Yeah, I don’t know if it is promotional or if it’s permanent, I tend to be more in the camp of this is the new equilibrium point when the supply curve moves that much, economics one-on-one the price, the clearing price changes and I tend to think that we are near the clearing price. I don’t know if we, for sure we are not, but we are pricing to the demand and supply as it exists in the market today.
And Jeffrey Dastin with Thomson Reuters has the next question.
Thanks. Could you break out any capacity change to Japan and clarify the timeline for Brazil and Venezuela capacity front?
No change to Japan that we have, and Venezuela capacity cuts were last year in the third quarter of last year and Brazil has been coming online in the beginning in the third quarter, really fourth quarter of last year through today.
Okay, but might there be capacity cuts to Japan in the coming quarters?
If there was we wouldn't be able to tell you in advance if they are but there is nothing loaded or planned.
Got it and if I just may one completely separate question. How is American preparing for fed rate hikes?
For Federal reserve rate hikes.
We're not doing anything specific for the federal reserve rate hike.
Okay great. Well, thank you very much.
Now we'll hear from Edward Russell with Flightglobal.

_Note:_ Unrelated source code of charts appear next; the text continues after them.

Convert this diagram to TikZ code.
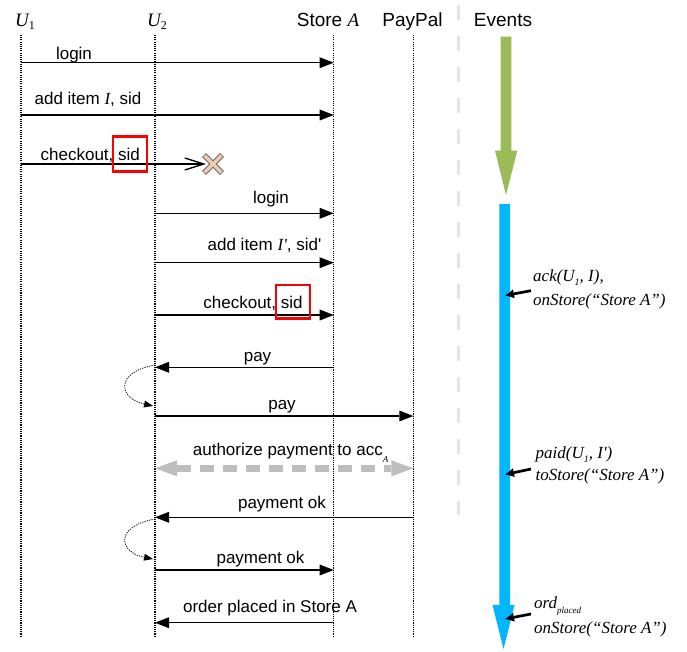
\documentclass[tikz,border=0pt]{standalone}
\usepackage{fontspec}
\setmainfont{Liberation Sans}[Ligatures=TeXOff]
\newfontfamily\serif{Liberation Serif}[Ligatures=TeXOff]
\usetikzlibrary{arrows.meta,calc}
\definecolor{evgreen}{RGB}{155,187,89}
\definecolor{evblue}{RGB}{0,182,255}
\definecolor{sepgray}{RGB}{228,228,228}
\definecolor{authgray}{RGB}{190,190,190}
\definecolor{xfill}{RGB}{234,204,184}
\definecolor{xline}{RGB}{120,100,90}
\begin{document}
\begin{tikzpicture}[x=1pt,y=-1pt,
  lifeline/.style={line width=1.2pt,dash pattern=on 1.1pt off 1.1pt},
  msg/.style={line width=1.35pt,-{Triangle[length=14pt,width=11pt,line width=0pt]}},
  lbl/.style={anchor=base,inner sep=0pt,font=\fontsize{17}{20}\selectfont},
  head/.style={anchor=base,inner sep=0pt,font=\fontsize{19}{22}\selectfont},
  ann/.style={anchor=base west,inner sep=0pt,font=\fontsize{17}{20}\selectfont\serif\itshape},
  annarrow/.style={line width=2.7pt,-{Latex[length=9pt,width=9pt,line width=0pt]}},
  selfloop/.style={line width=0.8pt,dash pattern=on 1.2pt off 1.2pt,-{Triangle[length=9pt,width=7pt,line width=0pt]}},
  redbox/.style={draw=red,line width=2.4pt}
]
\useasboundingbox (0,0) rectangle (687,652);

% headers
\node[head] (hU1) at (25,26.7) {{\serif\itshape U}\raisebox{-3pt}{\fontsize{12}{12}\selectfont\serif 1}};
\node[head] (hU2) at (157,26.7) {{\serif\itshape U}\raisebox{-3pt}{\fontsize{12}{12}\selectfont\serif 2}};
\node[head] (hSA) at (328,26.7) {Store {\serif\itshape A}};
\node[head] (hPP) at (412.5,26.7) {PayPal};
\node[head] (hEv) at (503,26.7) {Events};

% lifelines
\coordinate (u1t) at (21,35);   \coordinate (u1b) at (21,637);
\coordinate (u2t) at (155,35);  \coordinate (u2b) at (155,637);
\coordinate (sat) at (333.7,35);\coordinate (sab) at (333.7,637);
\coordinate (ppt) at (413.3,35);\coordinate (ppb) at (413.3,637);
\draw[lifeline] (u1t) -- (u1b);
\draw[lifeline] (u2t) -- (u2b);
\draw[lifeline] (sat) -- (sab);
\draw[lifeline] (ppt) -- (ppb);

% separator
\coordinate (sept) at (458.3,5); \coordinate (sepb) at (458.3,515);
\draw[sepgray,line width=2.8pt,dash pattern=on 15pt off 16pt] (sept) -- (sepb);

% messages
\draw[msg] (u1t |- 0,62.7) -- (sat |- 0,62.7);
\node[lbl] (m1) at (74,59.5) {login};

\draw[msg] (u1t |- 0,115) -- (sat |- 0,115);
\node[lbl] (m2) at (88,105) {add item {\serif\itshape I}, sid};

\coordinate (xc) at (213,164);
\draw[line width=1.35pt,-{Straight Barb[length=19pt,width=12pt]}] (u1t |- 0,164) -- (206,164);
\node[lbl] (m3) at (90.3,160.7) {checkout, sid};
\draw[redbox] (112.7,136.7) rectangle (146.7,171.7);
\draw[xline,line width=5.4pt] ($(xc)+(-9,-9)$) -- ($(xc)+(9,9)$) ($(xc)+(-9,9)$) -- ($(xc)+(9,-9)$);
\draw[xfill,line width=3.4pt] ($(xc)+(-8.5,-8.5)$) -- ($(xc)+(8.5,8.5)$) ($(xc)+(-8.5,8.5)$) -- ($(xc)+(8.5,-8.5)$);

\draw[msg] (u2t |- 0,213.3) -- (sat |- 0,213.3);
\node[lbl] (m4) at (271,204) {login};

\draw[msg] (u2t |- 0,262.7) -- (sat |- 0,262.7);
\node[lbl] (m5) at (264.5,250.7) {add item {\serif\itshape I'}, sid'};

\draw[msg] (u2t |- 0,315) -- (sat |- 0,315);
\node[lbl] (m6) at (253,308.3) {checkout, sid};
\draw[redbox] (275.7,285) rectangle (310,318.3);

\draw[msg] (sat |- 0,367.3) -- (u2t |- 0,367.3);
\node[lbl] (m7) at (257.5,361) {pay};

\coordinate (lp1e) at (153,406);
\draw[selfloop] (u2t |- 0,365) .. controls (115,372) and (118,398) .. (lp1e);

\draw[msg] (u2t |- 0,416) -- (ppt |- 0,416);
\node[lbl] (m8) at (282,409.3) {pay};

\draw[authgray,line width=6.5pt,dash pattern=on 14pt off 9pt,
  {Triangle[length=22pt,width=16pt,line width=0pt]}-{Triangle[length=22pt,width=16pt,line width=0pt]}]
  (u2t |- 0,468.3) -- (ppt |- 0,468.3);
\node[lbl,anchor=base west] (m9) at (192.7,455) {authorize payment to acc\raisebox{-7.5pt}{\fontsize{9}{9}\selectfont\serif\itshape A}};

\draw[msg] (ppt |- 0,517.3) -- (u2t |- 0,517.3);
\node[lbl] (m10) at (282,508.3) {payment ok};

\coordinate (lp2e) at (153,559);
\draw[selfloop] (u2t |- 0,519) .. controls (115,526) and (118,552) .. (lp2e);

\draw[msg] (u2t |- 0,570) -- (sat |- 0,570);
\node[lbl] (m11) at (260.5,563.3) {payment ok};

\draw[msg] (sat |- 0,622.7) -- (u2t |- 0,622.7);
\node[lbl] (m12) at (270,612.7) {order placed in Store A};

% event arrows
\fill[evgreen] (500.7,36.7) -- (511.3,36.7) -- (511.3,150.7) -- (517.3,150.7) -- (506,195) -- (495,150.7) -- (500.7,150.7) -- cycle;
\fill[evblue] (499.3,204) -- (510,204) -- (510,605) -- (514.5,605) -- (503.5,649) -- (492.5,605) -- (499.3,605) -- cycle;

% annotations
\node[ann] (a1a) at (533,281) {ack(U\raisebox{-4pt}{\fontsize{10}{10}\selectfont 1}, I),};
\node[ann] (a1b) at (533,305) {onStore(“Store A”)};
\coordinate (a1s) at (531,290.7); \coordinate (a1e) at (505,295.5);
\draw[annarrow] (a1s) -- (a1e);

\node[ann] (a2a) at (535.5,458.3) {paid(U\raisebox{-4pt}{\fontsize{10}{10}\selectfont 1}, I')};
\node[ann] (a2b) at (535.5,480.7) {toStore(“Store A”)};
\coordinate (a2s) at (531,469); \coordinate (a2e) at (505,474.5);
\draw[annarrow] (a2s) -- (a2e);

\node[ann] (a3a) at (534,608.3) {ord\raisebox{-5pt}{\fontsize{9}{9}\selectfont placed}};
\node[ann] (a3b) at (534,633.3) {onStore(“Store A”)};
\coordinate (a3s) at (531,614); \coordinate (a3e) at (505,619);
\draw[annarrow] (a3s) -- (a3e);
\end{tikzpicture}
\end{document}
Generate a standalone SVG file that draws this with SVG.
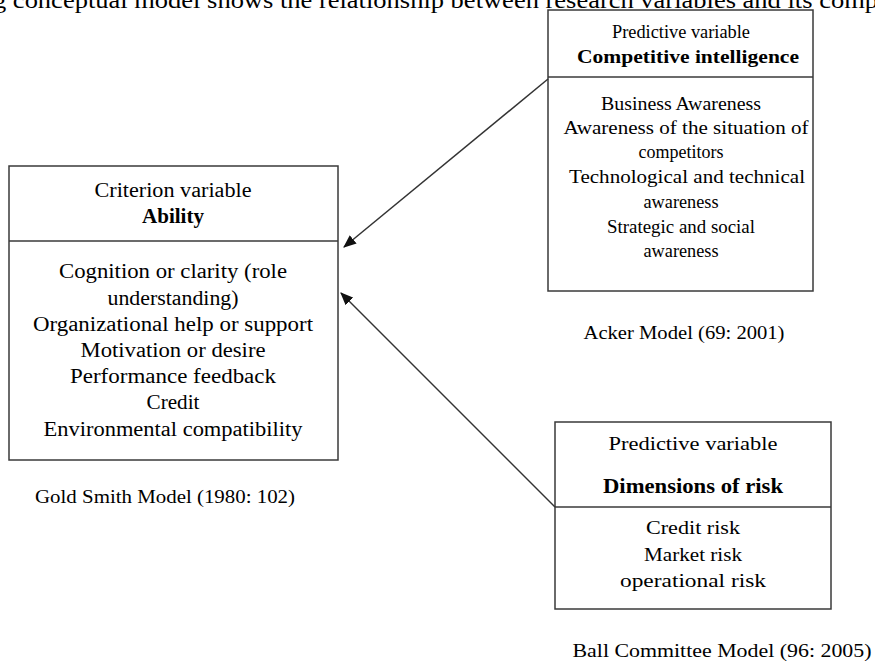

Hi yes. I've been looking at the loads on your new flights in Dallas/Fort Worth Hong Kong and Shanghai last year. And I noticed that they're significantly below where it was when you launched that in 2013. Can you give me -- do you have any view on how it's performing and whether you potentially plan to down gauge Hong Kong as you have done in Shanghai?
Those routes are doing really well and we're happy with them and that's at best very imperfect to way judge a route performance. It depends on what the fares are in the market and in particular how much premium business, you look at market like Hong Kong actually and it’s our best premium market across the Pacific. So those routes are performing above expectations and we're happy with how they're doing.
And ladies and gentlemen this does conclude your question-and-answer session. I'll be happy to turn the call back over to your host for closing remarks.
All right, thank you all very much for your interest. We appreciate it, and thanks again.
And ladies and gentlemen, with that, that will conclude your conference for today. Thank you for your participation.